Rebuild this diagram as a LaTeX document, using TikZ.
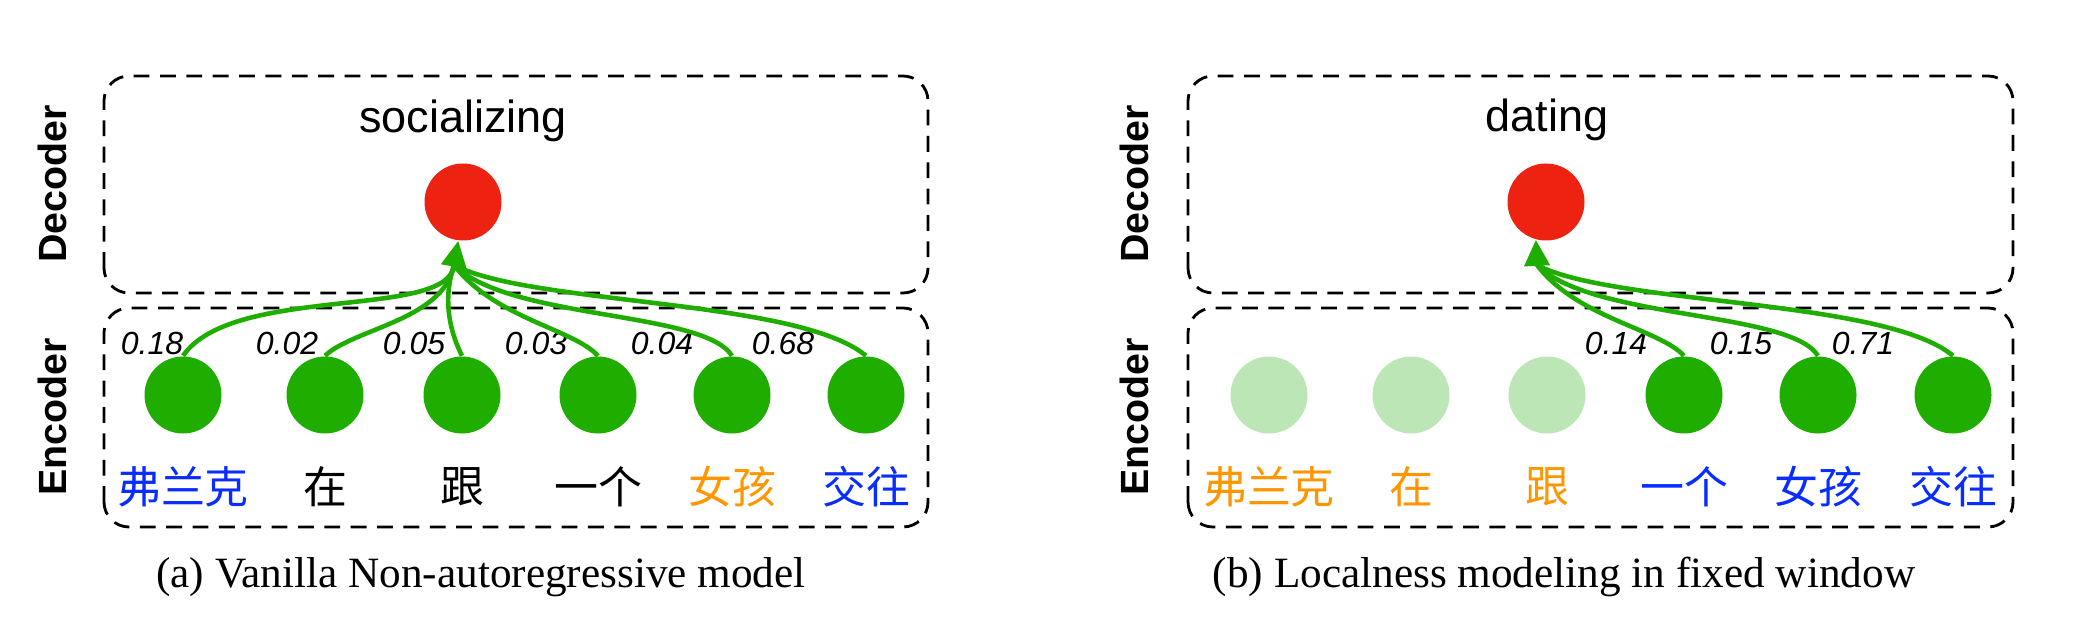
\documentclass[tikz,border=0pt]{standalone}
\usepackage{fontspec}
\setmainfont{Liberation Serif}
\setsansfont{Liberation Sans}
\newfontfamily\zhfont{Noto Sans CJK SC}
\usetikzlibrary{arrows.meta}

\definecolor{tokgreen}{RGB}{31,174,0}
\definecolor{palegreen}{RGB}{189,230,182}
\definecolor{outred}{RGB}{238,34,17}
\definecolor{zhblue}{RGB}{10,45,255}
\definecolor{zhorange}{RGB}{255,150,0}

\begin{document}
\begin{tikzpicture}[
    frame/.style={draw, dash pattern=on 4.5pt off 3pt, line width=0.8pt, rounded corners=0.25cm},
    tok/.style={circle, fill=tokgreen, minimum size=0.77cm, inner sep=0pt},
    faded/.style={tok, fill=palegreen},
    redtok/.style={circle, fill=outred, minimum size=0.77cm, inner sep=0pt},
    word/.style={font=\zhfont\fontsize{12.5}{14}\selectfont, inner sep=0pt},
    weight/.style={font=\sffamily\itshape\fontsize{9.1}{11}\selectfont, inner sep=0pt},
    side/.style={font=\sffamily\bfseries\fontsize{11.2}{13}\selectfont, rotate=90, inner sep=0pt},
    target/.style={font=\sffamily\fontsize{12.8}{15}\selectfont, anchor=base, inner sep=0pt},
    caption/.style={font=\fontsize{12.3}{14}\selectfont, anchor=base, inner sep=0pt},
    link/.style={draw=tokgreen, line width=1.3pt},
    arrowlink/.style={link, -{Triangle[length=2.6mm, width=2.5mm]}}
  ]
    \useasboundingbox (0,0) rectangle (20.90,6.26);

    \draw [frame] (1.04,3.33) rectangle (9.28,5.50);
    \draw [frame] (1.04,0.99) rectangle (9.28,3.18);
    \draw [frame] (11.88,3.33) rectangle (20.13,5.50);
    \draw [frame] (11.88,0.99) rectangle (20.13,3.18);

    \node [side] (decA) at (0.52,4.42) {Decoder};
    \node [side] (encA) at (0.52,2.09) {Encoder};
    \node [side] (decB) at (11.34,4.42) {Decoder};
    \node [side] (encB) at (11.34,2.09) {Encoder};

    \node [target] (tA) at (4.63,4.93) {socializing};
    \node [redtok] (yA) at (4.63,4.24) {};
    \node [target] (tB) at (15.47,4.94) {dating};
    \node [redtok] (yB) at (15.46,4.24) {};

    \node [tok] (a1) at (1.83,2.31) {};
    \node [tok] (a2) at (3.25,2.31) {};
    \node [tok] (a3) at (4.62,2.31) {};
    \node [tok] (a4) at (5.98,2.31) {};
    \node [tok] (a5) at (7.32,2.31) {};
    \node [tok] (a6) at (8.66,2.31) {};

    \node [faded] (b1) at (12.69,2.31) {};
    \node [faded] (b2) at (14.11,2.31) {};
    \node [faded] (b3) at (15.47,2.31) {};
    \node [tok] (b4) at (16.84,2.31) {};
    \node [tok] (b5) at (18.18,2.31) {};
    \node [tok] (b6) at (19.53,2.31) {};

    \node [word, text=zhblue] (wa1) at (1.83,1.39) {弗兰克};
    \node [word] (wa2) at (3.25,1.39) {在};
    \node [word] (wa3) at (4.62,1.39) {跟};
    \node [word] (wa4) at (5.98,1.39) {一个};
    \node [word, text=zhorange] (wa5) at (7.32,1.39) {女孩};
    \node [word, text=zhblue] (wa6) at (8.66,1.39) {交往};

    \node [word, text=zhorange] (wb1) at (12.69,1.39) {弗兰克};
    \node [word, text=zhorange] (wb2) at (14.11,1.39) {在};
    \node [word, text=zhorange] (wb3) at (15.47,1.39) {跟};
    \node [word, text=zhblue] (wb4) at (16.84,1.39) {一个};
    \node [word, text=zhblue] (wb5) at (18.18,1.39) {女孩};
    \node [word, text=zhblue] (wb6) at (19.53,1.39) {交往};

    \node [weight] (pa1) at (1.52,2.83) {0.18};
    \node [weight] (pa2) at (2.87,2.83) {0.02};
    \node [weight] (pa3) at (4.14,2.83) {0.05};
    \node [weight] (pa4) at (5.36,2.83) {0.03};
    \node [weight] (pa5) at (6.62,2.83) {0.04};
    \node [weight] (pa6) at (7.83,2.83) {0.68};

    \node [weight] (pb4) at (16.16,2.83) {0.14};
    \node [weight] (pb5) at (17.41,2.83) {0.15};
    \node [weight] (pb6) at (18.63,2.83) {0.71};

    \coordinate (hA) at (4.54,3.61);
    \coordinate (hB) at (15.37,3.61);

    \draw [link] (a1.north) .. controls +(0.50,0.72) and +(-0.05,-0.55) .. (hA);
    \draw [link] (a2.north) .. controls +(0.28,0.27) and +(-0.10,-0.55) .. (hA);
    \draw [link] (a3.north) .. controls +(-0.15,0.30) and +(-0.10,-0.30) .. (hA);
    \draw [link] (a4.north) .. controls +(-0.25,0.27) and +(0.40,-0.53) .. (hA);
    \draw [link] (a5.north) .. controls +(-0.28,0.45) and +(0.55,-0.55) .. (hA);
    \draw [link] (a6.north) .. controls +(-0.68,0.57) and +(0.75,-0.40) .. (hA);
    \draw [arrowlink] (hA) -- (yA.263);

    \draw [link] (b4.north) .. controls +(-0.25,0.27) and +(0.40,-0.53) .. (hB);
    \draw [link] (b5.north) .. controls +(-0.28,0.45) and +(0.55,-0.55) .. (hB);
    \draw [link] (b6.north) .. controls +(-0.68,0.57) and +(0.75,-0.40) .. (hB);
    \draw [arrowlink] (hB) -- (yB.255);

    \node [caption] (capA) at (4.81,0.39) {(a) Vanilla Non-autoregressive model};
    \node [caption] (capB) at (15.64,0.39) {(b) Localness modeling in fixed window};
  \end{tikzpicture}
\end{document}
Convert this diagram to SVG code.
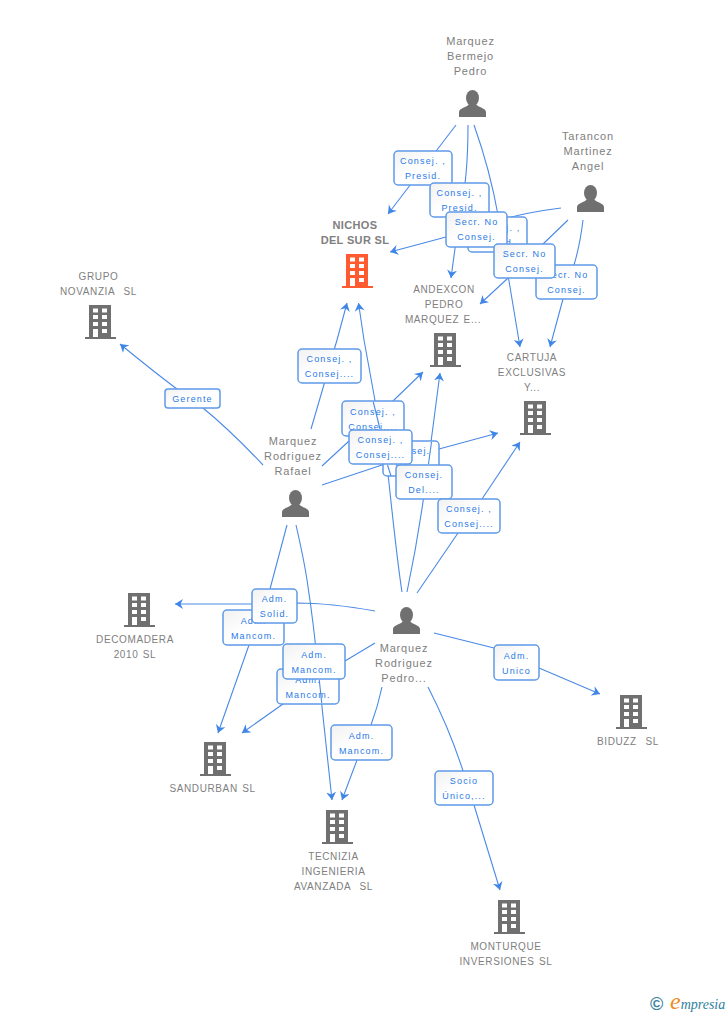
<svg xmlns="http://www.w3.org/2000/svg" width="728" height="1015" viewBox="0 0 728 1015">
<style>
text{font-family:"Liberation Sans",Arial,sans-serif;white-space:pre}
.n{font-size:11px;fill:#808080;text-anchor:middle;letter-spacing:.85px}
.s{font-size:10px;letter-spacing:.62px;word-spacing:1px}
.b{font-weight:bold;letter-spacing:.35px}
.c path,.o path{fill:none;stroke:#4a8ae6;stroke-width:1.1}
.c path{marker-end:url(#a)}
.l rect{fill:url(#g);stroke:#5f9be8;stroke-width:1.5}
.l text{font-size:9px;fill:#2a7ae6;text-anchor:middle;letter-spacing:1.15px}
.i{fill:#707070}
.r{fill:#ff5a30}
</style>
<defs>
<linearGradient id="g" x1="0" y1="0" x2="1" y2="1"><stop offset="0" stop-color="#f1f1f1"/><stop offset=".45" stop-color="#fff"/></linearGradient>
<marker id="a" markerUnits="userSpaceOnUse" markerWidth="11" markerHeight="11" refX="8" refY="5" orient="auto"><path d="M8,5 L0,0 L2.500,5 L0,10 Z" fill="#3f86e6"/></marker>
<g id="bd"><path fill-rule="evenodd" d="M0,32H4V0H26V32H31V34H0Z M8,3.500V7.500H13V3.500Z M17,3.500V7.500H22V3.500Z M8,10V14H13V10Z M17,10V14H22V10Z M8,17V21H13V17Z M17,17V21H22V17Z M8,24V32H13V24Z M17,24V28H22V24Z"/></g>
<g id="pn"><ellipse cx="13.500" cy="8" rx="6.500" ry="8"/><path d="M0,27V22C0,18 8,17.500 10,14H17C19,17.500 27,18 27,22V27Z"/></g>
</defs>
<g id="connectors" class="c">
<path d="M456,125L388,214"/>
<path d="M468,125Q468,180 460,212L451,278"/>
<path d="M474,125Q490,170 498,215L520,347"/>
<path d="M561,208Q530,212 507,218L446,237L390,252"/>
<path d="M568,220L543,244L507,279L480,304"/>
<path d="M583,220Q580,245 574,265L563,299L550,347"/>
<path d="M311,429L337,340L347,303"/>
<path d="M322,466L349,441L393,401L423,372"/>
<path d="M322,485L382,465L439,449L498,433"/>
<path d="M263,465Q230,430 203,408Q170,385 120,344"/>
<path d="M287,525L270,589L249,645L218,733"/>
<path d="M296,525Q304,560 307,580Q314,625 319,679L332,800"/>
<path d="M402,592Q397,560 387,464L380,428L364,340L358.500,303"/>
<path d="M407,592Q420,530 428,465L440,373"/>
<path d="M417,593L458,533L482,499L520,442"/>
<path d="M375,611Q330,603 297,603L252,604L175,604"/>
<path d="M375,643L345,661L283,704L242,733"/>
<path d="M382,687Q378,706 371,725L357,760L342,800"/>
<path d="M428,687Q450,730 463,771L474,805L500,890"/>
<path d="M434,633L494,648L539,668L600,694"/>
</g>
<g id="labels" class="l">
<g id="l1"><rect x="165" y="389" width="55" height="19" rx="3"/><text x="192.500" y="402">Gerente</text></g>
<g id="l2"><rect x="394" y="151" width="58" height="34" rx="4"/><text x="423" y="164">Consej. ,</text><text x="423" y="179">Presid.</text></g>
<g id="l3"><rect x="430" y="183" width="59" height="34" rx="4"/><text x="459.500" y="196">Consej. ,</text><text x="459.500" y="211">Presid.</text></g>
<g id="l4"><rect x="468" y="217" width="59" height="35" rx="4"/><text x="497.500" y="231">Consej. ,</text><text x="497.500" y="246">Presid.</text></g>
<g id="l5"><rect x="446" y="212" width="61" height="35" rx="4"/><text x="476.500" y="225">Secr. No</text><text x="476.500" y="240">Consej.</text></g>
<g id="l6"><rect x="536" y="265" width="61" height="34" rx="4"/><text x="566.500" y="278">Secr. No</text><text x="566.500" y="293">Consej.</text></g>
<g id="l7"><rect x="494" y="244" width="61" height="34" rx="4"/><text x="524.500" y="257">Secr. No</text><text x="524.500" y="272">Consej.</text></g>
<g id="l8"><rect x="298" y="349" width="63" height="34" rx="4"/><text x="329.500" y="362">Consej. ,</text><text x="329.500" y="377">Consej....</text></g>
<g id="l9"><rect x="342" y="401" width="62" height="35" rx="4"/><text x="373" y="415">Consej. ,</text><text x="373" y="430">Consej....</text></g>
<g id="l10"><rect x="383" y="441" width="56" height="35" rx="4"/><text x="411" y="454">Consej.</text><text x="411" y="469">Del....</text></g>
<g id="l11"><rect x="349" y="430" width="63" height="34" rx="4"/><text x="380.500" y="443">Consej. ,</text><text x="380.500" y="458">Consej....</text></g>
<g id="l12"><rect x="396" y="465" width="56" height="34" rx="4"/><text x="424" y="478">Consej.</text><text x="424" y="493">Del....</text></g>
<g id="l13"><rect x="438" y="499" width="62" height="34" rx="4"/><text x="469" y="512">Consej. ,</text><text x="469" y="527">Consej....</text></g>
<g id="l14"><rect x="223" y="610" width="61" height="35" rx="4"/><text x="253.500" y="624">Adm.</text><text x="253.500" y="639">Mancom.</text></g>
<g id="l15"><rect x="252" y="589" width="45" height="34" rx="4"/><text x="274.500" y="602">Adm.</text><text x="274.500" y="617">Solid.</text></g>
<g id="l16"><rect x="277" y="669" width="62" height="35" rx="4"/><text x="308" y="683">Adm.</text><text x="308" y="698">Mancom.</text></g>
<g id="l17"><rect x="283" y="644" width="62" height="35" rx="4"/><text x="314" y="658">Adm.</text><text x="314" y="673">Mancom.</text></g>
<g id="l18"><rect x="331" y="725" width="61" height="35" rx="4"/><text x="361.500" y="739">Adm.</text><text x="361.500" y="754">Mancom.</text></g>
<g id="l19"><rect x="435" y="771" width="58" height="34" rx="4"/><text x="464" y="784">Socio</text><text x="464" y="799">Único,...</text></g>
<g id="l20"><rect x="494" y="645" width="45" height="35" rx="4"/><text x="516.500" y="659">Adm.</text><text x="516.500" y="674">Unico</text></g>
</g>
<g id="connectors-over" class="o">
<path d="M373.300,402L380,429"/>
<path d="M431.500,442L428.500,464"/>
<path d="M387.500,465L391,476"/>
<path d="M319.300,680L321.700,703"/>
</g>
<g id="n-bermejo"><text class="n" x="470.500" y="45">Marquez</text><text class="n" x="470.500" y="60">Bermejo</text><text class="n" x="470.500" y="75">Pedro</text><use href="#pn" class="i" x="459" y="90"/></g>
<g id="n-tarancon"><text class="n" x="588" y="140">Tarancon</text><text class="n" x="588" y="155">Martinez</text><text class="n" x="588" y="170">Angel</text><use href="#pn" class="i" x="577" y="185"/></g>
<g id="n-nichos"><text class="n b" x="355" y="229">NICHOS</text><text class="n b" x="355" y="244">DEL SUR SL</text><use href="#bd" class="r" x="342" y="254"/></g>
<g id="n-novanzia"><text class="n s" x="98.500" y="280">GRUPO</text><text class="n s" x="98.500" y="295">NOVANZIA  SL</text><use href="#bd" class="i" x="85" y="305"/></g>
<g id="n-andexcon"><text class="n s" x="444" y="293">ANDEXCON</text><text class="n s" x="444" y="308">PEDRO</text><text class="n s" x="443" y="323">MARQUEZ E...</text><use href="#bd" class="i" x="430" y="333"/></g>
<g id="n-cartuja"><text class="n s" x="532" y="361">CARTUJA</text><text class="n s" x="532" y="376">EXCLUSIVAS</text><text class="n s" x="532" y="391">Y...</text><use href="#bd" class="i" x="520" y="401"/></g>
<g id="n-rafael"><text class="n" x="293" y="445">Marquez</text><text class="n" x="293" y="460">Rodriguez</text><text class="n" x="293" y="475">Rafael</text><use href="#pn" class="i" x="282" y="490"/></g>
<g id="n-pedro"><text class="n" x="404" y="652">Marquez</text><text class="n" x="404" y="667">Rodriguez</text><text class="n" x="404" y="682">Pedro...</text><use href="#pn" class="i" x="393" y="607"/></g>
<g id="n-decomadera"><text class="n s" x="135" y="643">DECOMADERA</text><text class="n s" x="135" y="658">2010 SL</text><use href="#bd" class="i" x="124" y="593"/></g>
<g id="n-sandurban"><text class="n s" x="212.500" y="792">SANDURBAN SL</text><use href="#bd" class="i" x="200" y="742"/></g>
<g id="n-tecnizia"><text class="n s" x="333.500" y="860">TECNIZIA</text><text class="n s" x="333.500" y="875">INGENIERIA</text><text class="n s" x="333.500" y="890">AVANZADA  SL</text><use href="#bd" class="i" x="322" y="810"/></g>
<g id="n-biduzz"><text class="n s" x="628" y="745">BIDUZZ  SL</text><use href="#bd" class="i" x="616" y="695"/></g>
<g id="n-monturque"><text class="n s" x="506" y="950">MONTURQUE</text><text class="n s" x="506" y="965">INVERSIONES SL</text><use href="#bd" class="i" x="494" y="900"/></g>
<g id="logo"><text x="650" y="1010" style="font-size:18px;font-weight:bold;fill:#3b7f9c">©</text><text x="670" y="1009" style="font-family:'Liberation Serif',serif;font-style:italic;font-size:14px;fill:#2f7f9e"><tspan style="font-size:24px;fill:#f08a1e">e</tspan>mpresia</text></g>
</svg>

PROBLEM TO WORK ON –
Go back to the entries above and restate word for word every line from the first through the one that contains "(0,0) rectangle (20.90,6.26);", leaving the pictures behind.

WRITTEN RESPONSE –
Rebuild this diagram as a LaTeX document, using TikZ.
\documentclass[tikz,border=0pt]{standalone}
\usepackage{fontspec}
\setmainfont{Liberation Serif}
\setsansfont{Liberation Sans}
\newfontfamily\zhfont{Noto Sans CJK SC}
\usetikzlibrary{arrows.meta}

\definecolor{tokgreen}{RGB}{31,174,0}
\definecolor{palegreen}{RGB}{189,230,182}
\definecolor{outred}{RGB}{238,34,17}
\definecolor{zhblue}{RGB}{10,45,255}
\definecolor{zhorange}{RGB}{255,150,0}

\begin{document}
\begin{tikzpicture}[
    frame/.style={draw, dash pattern=on 4.5pt off 3pt, line width=0.8pt, rounded corners=0.25cm},
    tok/.style={circle, fill=tokgreen, minimum size=0.77cm, inner sep=0pt},
    faded/.style={tok, fill=palegreen},
    redtok/.style={circle, fill=outred, minimum size=0.77cm, inner sep=0pt},
    word/.style={font=\zhfont\fontsize{12.5}{14}\selectfont, inner sep=0pt},
    weight/.style={font=\sffamily\itshape\fontsize{9.1}{11}\selectfont, inner sep=0pt},
    side/.style={font=\sffamily\bfseries\fontsize{11.2}{13}\selectfont, rotate=90, inner sep=0pt},
    target/.style={font=\sffamily\fontsize{12.8}{15}\selectfont, anchor=base, inner sep=0pt},
    caption/.style={font=\fontsize{12.3}{14}\selectfont, anchor=base, inner sep=0pt},
    link/.style={draw=tokgreen, line width=1.3pt},
    arrowlink/.style={link, -{Triangle[length=2.6mm, width=2.5mm]}}
  ]
    \useasboundingbox (0,0) rectangle (20.90,6.26);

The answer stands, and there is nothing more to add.